Auch der rechtspopulistische Journalist Boris Reitschuster hat das eigentliche Gespräch ignoriert. In einem Tweet zu dem Sharepic kommentiert er: "Gefahr von Rechts in der Neujahrsnacht? Phänomenal!". In einem Blog-Beitrag "Überall Rassisten: Rotgrün-wokes Heulen und Strampeln", schreibt er zu dem NDR-Bild zudem: "Niedersachsens SPD-Innenminister Boris Pistorius fand eine besonders eigenwillige Erklärung für die Krawalle". Reitschuster schreibt neben seinem eigenen Blog seit 2015 immer wieder für rechte Medien wie die "Junge Freiheit" oder den Blog "Tichys Einblick".

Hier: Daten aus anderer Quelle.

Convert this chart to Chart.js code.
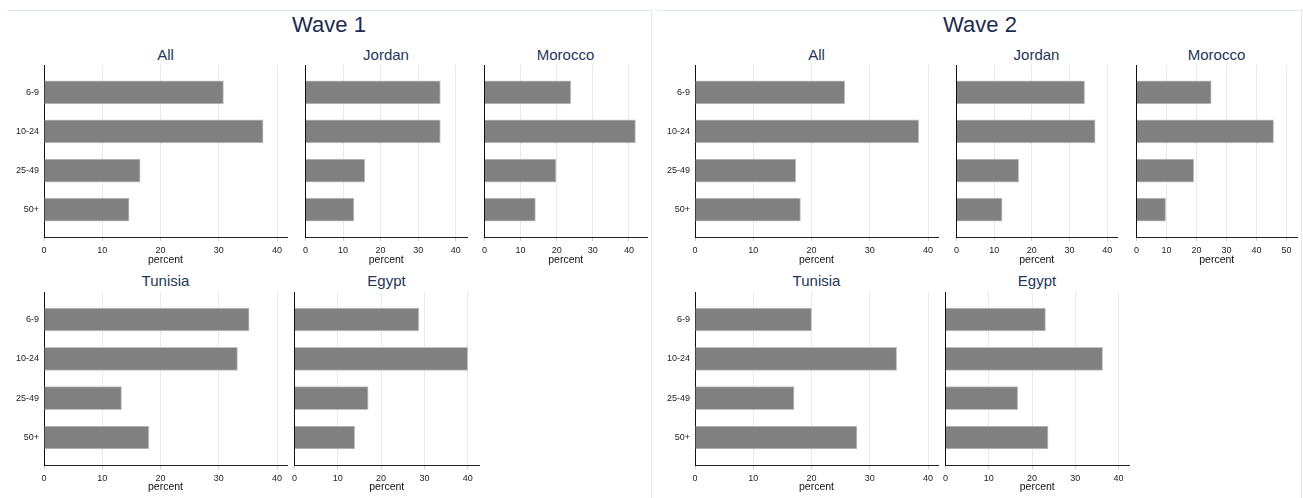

Innenministerium reagiert auf Vorwürfe

Doch auch das niedersächsische Innenministerium reagierte auf das Foto. Am Donnerstag schrieb ein Sprecher: "In der Aussage über 'junge Männer, die teils aus dem rechtsextremen Milieu, aber auch aus dem migrantischen Milieu kämen' geht es nicht mehr um die Vorfälle in der Silvesternacht, sondern um Angriffe gegen Vertreter des Staates im Allgemeinen."

Zusätzlich kündigte das Innenministerium an, dass sich Minister Pistorius mit den niedersächsischen Gewerkschaften und Vertretern der Einsatz- und Rettungskräfte treffen und mit ihnen gemeinsam konkrete Maßnahmen auf den Weg bringen wolle. Auch in Berlin wolle er das Thema auf der nächsten Innenministerkonferenz in Berlin auf die Tagesordnung setzen.